When a home is sold, a willing seller and a willing buyer have just announced to the world the value of that home. From there, other similar homes are benchmarked, but other factors come into play. The most important are:
Location – The closer a home is to jobs, parks, transportation, schools, and community services, the more desirable it is.
Size – Square footage impacts home values because they’re built using more materials. Larger lot sizes mean more privacy.
Number of bedrooms and baths – Over time, median homes have grown larger. Decades ago, household members shared bedrooms and baths without complaint, but today, families want more
privacy. The median home purchased today is a three-bedroom, two-bath home.
Features and finishes – Features such as outdoor kitchens and spa baths make a home more luxurious. A home finished with hardwood floors and granite countertops is going to cost more than a home with carpet and laminate countertops.
Condition – The closer a home is to new construction, the more it will retain its value. It’s perceived as more modern, up to date, and perhaps safer. Homes that are not updated or in poor repair sell for less. It’s a good idea for homeowners to keep their homes updated and in top repair.

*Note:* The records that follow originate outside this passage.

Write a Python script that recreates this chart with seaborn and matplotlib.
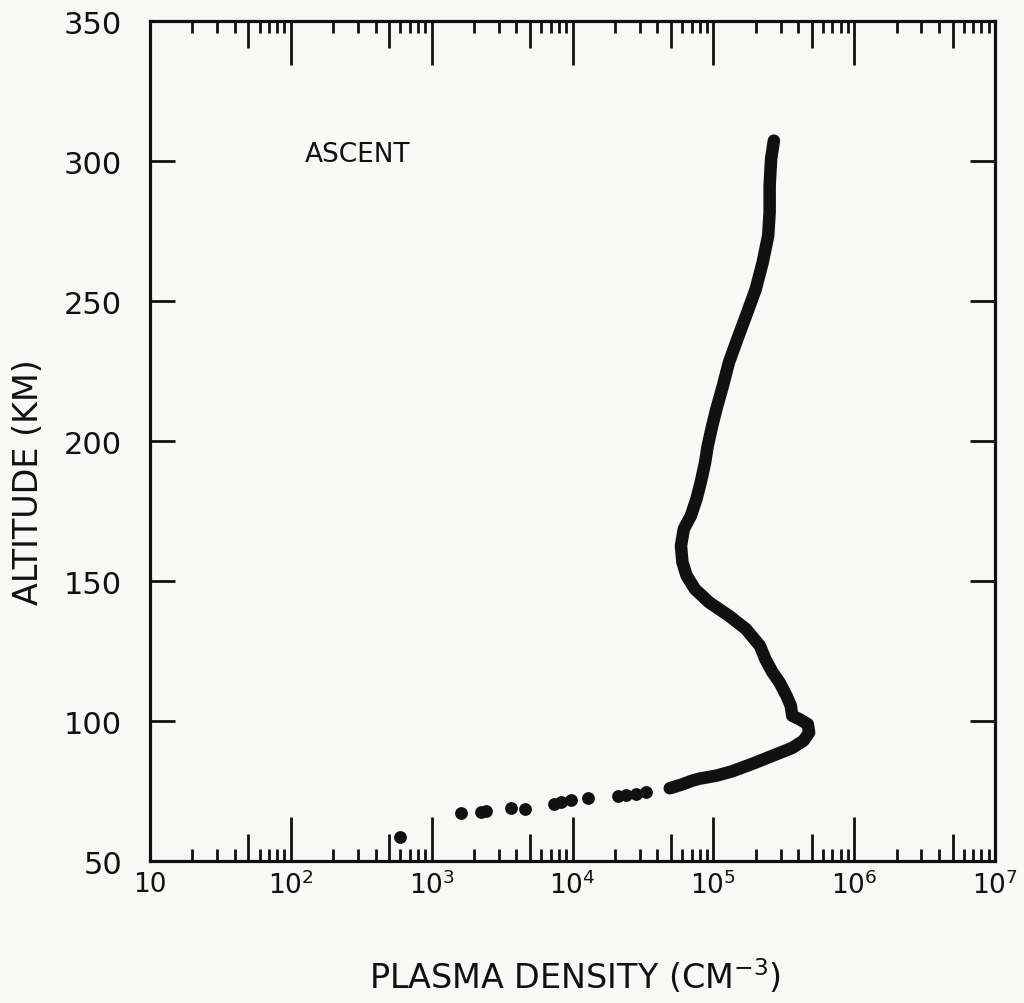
import numpy as np
import pandas as pd
import matplotlib
matplotlib.use("Agg")
import matplotlib.pyplot as plt
import seaborn as sns
from matplotlib.ticker import LogLocator, NullFormatter, NullLocator, FixedLocator, FixedFormatter

# ---- data ----
# sparse points at the bottom of the profile (plasma density cm^-3, altitude km)
dot_density = [6.0e2, 1.62e3, 2.24e3, 2.45e3, 3.63e3, 4.57e3, 7.41e3, 8.32e3, 9.77e3,
               1.29e4, 2.09e4, 2.40e4, 2.82e4, 3.31e4]
dot_altitude = [58.5, 67.0, 67.5, 67.8, 69.0, 68.6, 70.4, 71.2, 71.8,
                72.4, 73.1, 73.7, 74.1, 74.8]

# dense (continuous) part of the profile
line_density = [4.90e4, 6.03e4, 7.08e4, 7.94e4, 1.05e5, 1.35e5, 1.91e5, 2.63e5, 3.63e5,
                4.37e5, 4.79e5, 4.68e5, 4.07e5, 3.63e5, 3.55e5, 3.31e5, 2.95e5, 2.63e5,
                2.34e5, 2.14e5, 1.70e5, 1.29e5, 9.33e4, 7.41e4, 6.46e4, 6.03e4, 5.89e4,
                6.17e4, 6.92e4, 7.59e4, 8.13e4, 8.71e4, 9.12e4, 9.77e4, 1.05e5, 1.17e5,
                1.29e5, 1.48e5, 1.74e5, 2.00e5, 2.24e5, 2.45e5, 2.51e5, 2.51e5, 2.57e5,
                2.69e5]
line_altitude = [76.0, 77.4, 78.7, 79.4, 80.5, 82.0, 84.8, 87.6, 90.4,
                 93.0, 95.9, 98.9, 100.7, 101.9, 105.4, 109.0, 113.8, 117.4,
                 122.1, 126.9, 132.9, 137.6, 142.4, 147.1, 151.9, 156.7, 162.6,
                 168.6, 173.3, 179.3, 185.2, 192.0, 198.3, 205.0, 211.4, 219.8,
                 228.1, 236.4, 245.9, 254.3, 263.8, 273.3, 281.7, 291.2, 300.7,
                 307.3]

x_tick_values = [1e1, 1e2, 1e3, 1e4, 1e5, 1e6, 1e7]
x_tick_labels = ["10", "$10^2$", "$10^3$", "$10^4$", "$10^5$", "$10^6$", "$10^7$"]
x_mid_ticks = [5e1, 5e2, 5e3, 5e4, 5e5, 5e6]
y_tick_values = [50, 100, 150, 200, 250, 300, 350]
x_label = "PLASMA DENSITY (CM$^{-3}$)"
y_label = "ALTITUDE (KM)"
annotation = "ASCENT"

# ---- style ----
sns.set_style("white")
plt.rcParams["font.family"] = ["DejaVu Sans"]
bg = "#f8f8f6"
ink = "#111111"

fig = plt.figure(figsize=(10.24, 10.04), dpi=100, facecolor=bg)
ax = fig.add_axes([0.1465, 0.1414, 0.8252, 0.8366])
ax.set_facecolor(bg)
ax.set_xscale("log")
ax.set_xlim(10, 1e7)
ax.set_ylim(50, 350)

line_df = pd.DataFrame({"density": line_density, "altitude": line_altitude})
dot_df = pd.DataFrame({"density": dot_density, "altitude": dot_altitude})

sns.lineplot(data=line_df, x="density", y="altitude", sort=False, estimator=None,
             color=ink, linewidth=9, ax=ax,
             solid_capstyle="round", solid_joinstyle="round")
sns.scatterplot(data=dot_df, x="density", y="altitude", color=ink, s=85,
                linewidth=0, ax=ax)

ax.set_xlim(10, 1e7)
ax.set_ylim(50, 350)

for s in ax.spines.values():
    s.set_visible(True)
    s.set_linewidth(2.3)
    s.set_color(ink)

ax.xaxis.set_major_locator(FixedLocator(x_tick_values))
ax.xaxis.set_major_formatter(FixedFormatter(x_tick_labels))
ax.xaxis.set_minor_locator(LogLocator(base=10, subs=[2, 3, 4, 6, 7, 8, 9], numticks=20))
ax.xaxis.set_minor_formatter(NullFormatter())
ax.yaxis.set_major_locator(FixedLocator(y_tick_values))
ax.yaxis.set_minor_locator(NullLocator())

ax.tick_params(axis="x", which="major", direction="in", length=32, width=2,
               top=True, bottom=True, pad=7, labelsize=19, colors=ink)
ax.tick_params(axis="x", which="minor", direction="in", length=8.5, width=2,
               top=True, bottom=True, colors=ink)
ax.tick_params(axis="y", which="major", direction="in", length=18, width=2,
               left=True, right=True, pad=20, labelsize=22, colors=ink)

# medium-length ticks at 5 x 10^n on top and bottom
for loc in ["bottom", "top"]:
    sec = ax.secondary_xaxis(loc)
    sec.xaxis.set_major_locator(FixedLocator(x_mid_ticks))
    sec.xaxis.set_major_formatter(NullFormatter())
    sec.xaxis.set_minor_locator(NullLocator())
    sec.tick_params(which="major", direction="in", length=19.5, width=2, colors=ink)
    sec.tick_params(which="minor", length=0)
    for s in sec.spines.values():
        s.set_visible(False)

ax.set_xlabel(x_label, fontsize=24, color=ink)
ax.set_ylabel(y_label, fontsize=24, color=ink)
ax.xaxis.set_label_coords(0.503, -0.113)
ax.yaxis.set_label_coords(-0.124, 0.452)

ax.text(126, 302.5, annotation, fontsize=19, ha="left", va="center", color=ink)

fig.savefig("out.png", dpi=100, facecolor=bg)
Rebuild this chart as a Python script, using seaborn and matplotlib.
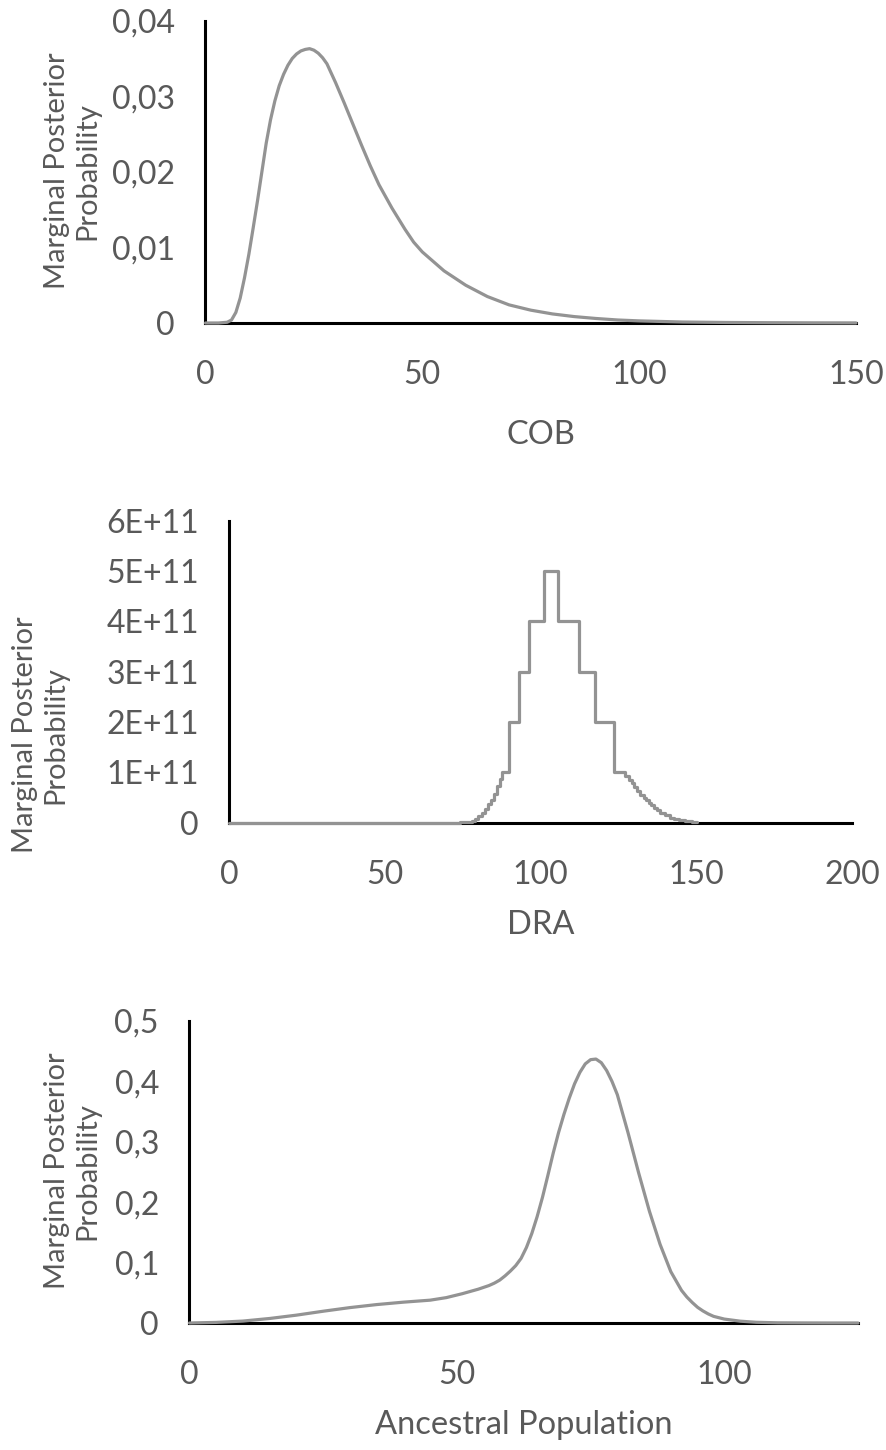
import numpy as np
import matplotlib
matplotlib.use("Agg")
import matplotlib.pyplot as plt
import seaborn as sns
from matplotlib.ticker import FuncFormatter, FixedLocator

# ---------------- data ----------------
cob_x = [0, 3, 5, 6, 7, 8, 9, 10, 11, 12, 13, 14, 15, 16, 17, 18, 19, 20, 21, 22,
         23, 24, 25, 26, 27, 28, 30, 32, 34, 36, 38, 40, 43, 46, 48, 50, 55, 60, 65,
         70, 75, 80, 85, 90, 95, 100, 110, 120, 130, 140, 150]
cob_y = [0.0, 0.0, 0.0001, 0.0004, 0.0014, 0.0033, 0.0060, 0.0091, 0.0126, 0.0162,
         0.0200, 0.0238, 0.0269, 0.0294, 0.0314, 0.0329, 0.0341, 0.0350, 0.0356, 0.0360,
         0.0362, 0.0363, 0.0361, 0.0357, 0.0351, 0.0343, 0.0318, 0.0291, 0.0263, 0.0235,
         0.0208, 0.0183, 0.0152, 0.0124, 0.0107, 0.0094, 0.0069, 0.0050, 0.0035,
         0.0024, 0.0017, 0.0012, 0.00085, 0.0006, 0.0004, 0.00028, 0.00013, 0.00007,
         0.00004, 0.00002, 0.00001]

dra_x = [0, 74, 76, 77, 78, 79, 80, 81, 82, 83, 84, 85, 86, 87,
         87.5, 89.7, 92.9, 96.1, 100.9, 105.7, 112.2, 117.5, 123.4, 127.2,
         128.2, 129.3, 130.1, 130.9, 132.0, 133.1, 133.9, 134.7, 135.5, 136.3,
         137.3, 138.4, 140.0, 141.6, 142.7, 144.5, 146.5, 148.5, 150.2]
dra_y_e11 = [0, 0.005, 0.01, 0.02, 0.04, 0.08, 0.13, 0.19, 0.28, 0.38, 0.45, 0.58, 0.72, 0.86,
             1.0, 2.0, 3.0, 4.0, 5.0, 4.0, 3.0, 2.0, 1.0, 0.93,
             0.85, 0.78, 0.71, 0.63, 0.55, 0.50, 0.45, 0.40, 0.35, 0.30,
             0.25, 0.20, 0.15, 0.09, 0.07, 0.05, 0.03, 0.02, 0.02]

ap_x = [0, 5, 10, 15, 20, 25, 30, 35, 40, 45, 48, 51, 54, 56, 57, 58, 59, 60, 61, 62,
        63, 64, 65, 66, 67, 68, 69, 70, 71, 72, 73, 74, 75, 76, 77, 78, 79, 80, 82,
        84, 86, 88, 90, 92, 93, 94, 95, 96, 97, 98, 100, 103, 106, 110, 115, 120, 125]
ap_y = [0.0, 0.001, 0.0032, 0.0075, 0.013, 0.0195, 0.0255, 0.0305, 0.0345, 0.0378,
        0.0420, 0.0485, 0.0560, 0.0620, 0.0660, 0.0710, 0.0780, 0.0860, 0.0950, 0.1070,
        0.1250, 0.1480, 0.1760, 0.2080, 0.2440, 0.2810, 0.3150, 0.3450, 0.3720, 0.3960,
        0.4150, 0.4290, 0.4360, 0.4370, 0.4310, 0.4180, 0.4000, 0.3780, 0.3150,
        0.2480, 0.1850, 0.1300, 0.0850, 0.0540, 0.0430, 0.0340, 0.0260, 0.0200, 0.0150,
        0.0110, 0.0065, 0.0030, 0.0012, 0.0003, 0.0001, 0.0, 0.0]

cob_xticks = [0, 50, 100, 150]
cob_yticks = [0, 0.01, 0.02, 0.03, 0.04]
dra_xticks = [0, 50, 100, 150, 200]
dra_yticks = [0, 1e11, 2e11, 3e11, 4e11, 5e11, 6e11]
ap_xticks = [0, 50, 100]
ap_yticks = [0, 0.1, 0.2, 0.3, 0.4, 0.5]

ylabel_text = "Marginal Posterior\nProbability"

# ---------------- style ----------------
sns.set_style("white")
plt.rcParams['font.family'] = ['Lato', 'DejaVu Sans']

GREY = '#939393'
TXT = '#595959'
FS_TICK = 23
FS_XLAB = 23.5
FS_YLAB = 21

W, H = 887, 1450
fig = plt.figure(figsize=(W / 100, H / 100), dpi=100)


def comma_fmt(dec):
    def f(v, p):
        if abs(v) < 1e-12:
            return '0'
        return f'{v:.{dec}f}'.replace('.', ',')
    return f


def sci_fmt(v, p):
    if abs(v) < 1:
        return '0'
    return f'{v:.0E}'


panels = [
    dict(x=cob_x, y=cob_y, xlabel='COB', xlim=(0, 150), ylim=(0, 0.04),
         xticks=cob_xticks, yticks=cob_yticks, fmt=comma_fmt(2), step=None,
         box=(205.5, 20.7, 856, 323), ylab=(72, 171), xlab=(541, 435)),
    dict(x=dra_x, y=[v * 1e11 for v in dra_y_e11], xlabel='DRA', xlim=(0, 200),
         ylim=(0, 6e11), xticks=dra_xticks, yticks=dra_yticks, fmt=sci_fmt,
         step='steps-post', box=(229.5, 520.7, 852, 822.7), ylab=(40, 735),
         xlab=(541, 925)),
    dict(x=ap_x, y=ap_y, xlabel='Ancestral Population', xlim=(0, 125), ylim=(0, 0.5),
         xticks=ap_xticks, yticks=ap_yticks, fmt=comma_fmt(1), step=None,
         box=(189.5, 1021, 858, 1323), ylab=(72, 1171), xlab=(524, 1425)),
]

for p in panels:
    l, t, r, b = p['box']
    ax = fig.add_axes([l / W, 1 - b / H, (r - l) / W, (b - t) / H])
    kw = dict(color=GREY, linewidth=2.3, zorder=3, clip_on=False, errorbar=None)
    if p['step']:
        kw['drawstyle'] = p['step']
    sns.lineplot(x=p['x'], y=p['y'], ax=ax, **kw)
    ax.set_xlim(*p['xlim'])
    ax.set_ylim(*p['ylim'])
    ax.xaxis.set_major_locator(FixedLocator(p['xticks']))
    ax.yaxis.set_major_locator(FixedLocator(p['yticks']))
    ax.yaxis.set_major_formatter(FuncFormatter(p['fmt']))
    ax.xaxis.set_major_formatter(FuncFormatter(lambda v, q: f'{v:.0f}'))
    for s in ['top', 'right']:
        ax.spines[s].set_visible(False)
    for s in ['left', 'bottom']:
        ax.spines[s].set_color('black')
        ax.spines[s].set_linewidth(2.2)
        ax.spines[s].set_zorder(2)
    ax.tick_params(axis='both', length=0, labelsize=FS_TICK, labelcolor=TXT)
    ax.tick_params(axis='x', pad=27)
    ax.tick_params(axis='y', pad=22)
    ax.grid(False)
    ax.set_ylabel(ylabel_text, fontsize=FS_YLAB, color=TXT, linespacing=1.2,
                  ha='center', va='center', multialignment='center')
    ax.yaxis.set_label_coords(p['ylab'][0] / W, 1 - p['ylab'][1] / H,
                              transform=fig.transFigure)
    ax.set_xlabel(p['xlabel'], fontsize=FS_XLAB, color=TXT, va='center')
    ax.xaxis.set_label_coords(p['xlab'][0] / W, 1 - p['xlab'][1] / H,
                              transform=fig.transFigure)
    ax.set_facecolor('white')

fig.savefig('out.png', dpi=100, facecolor='white')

Curb appeal – From the street, the home looks clean, fresh, and inviting. Fresh landscaping and flowers won’t change the size or location, but they certainly add charm. When two homes are identical in the same neighborhood, a higher price may come to down to something as simple as views, or paint colors, or the overall taste of the homeowner.
Valuing a home will never be an exact science, but if you buy wisely, keep your home updated and in good repair, you should recoup most if not all of your investment.
[highlight]Intelligent Timing and Pricing[/highlight]
Pricing a home for sale is as much art as science, but there are a few truisms that never change.
• Fair market value attracts buyers, overpricing never does.
• The first two weeks of marketing are crucial.
• The market never lies, but it can change its mind.
Fair market value is what a willing buyer and a willing seller agree by contract is a fair price for the home. Values can be impacted by a wide range of reasons but the two largest are location and condition. Generally, fair market value can be determined by comparables – other similar homes that have sold or are currently for sale in the same area.
Sellers often view their homes as special which tempts them to put a higher price on the home, believing they can always come down later, but that’s a serious mistake. Overpricing prevents the very buyers who are eligible to buy the home from ever seeing it. Most buyers shop by price range, and look for the best value in that range.
Your best chance of selling your home is in the first two weeks of marketing. Your home is fresh and exciting to buyers and to their agents. With a sign in the yard, a description in the local Multiple Listing Service, distribution across the Internet, open houses, broker’s caravan, ads, and email blasts to your listing agent’s buyers, your home will get the greatest flurry of attention and interest in the first two weeks.
If you don’t get many showings or offers, you’ve probably overpriced your home, and it’s not comparing well to the competition. Since you can’t change the location, you’ll have to improve the home’s condition or lower the price. Consult with your agent and ask for feedback. Perhaps you can do a little more to spruce up your home’s curb appeal, or perhaps stage the interior to better advantage.
The market can always change its mind and give your home another chance, but by then you’ve lost precious time and perhaps allowed a stigma to cloud your home’s value. Intelligent pricing isn’t about getting the most for your home – it’s about getting your home sold quickly at fair market value.
[highlight]The Home Search Process For Buyers[/highlight]
• Ten percent of home buyers first looked online for information about the home buying process.
• The use of the Internet in the home search dipped slightly to 88 percent from a high of 90 percent in 2009 as the demographics of home buyers shifted to slightly older repeat buyers from younger first-time buyers.
• Real estate agents were viewed as a useful information source by 98 percent of buyers who used an agent while searching for a home.
• The typical home buyer searched for 12 weeks and viewed 12 homes.
• Nine in ten recent buyers were satisfied with the home buying process.
• Eighty-nine percent of buyers purchased their home through a real estate agent or broker—a share that has steadily increased from 69 percent in 2001.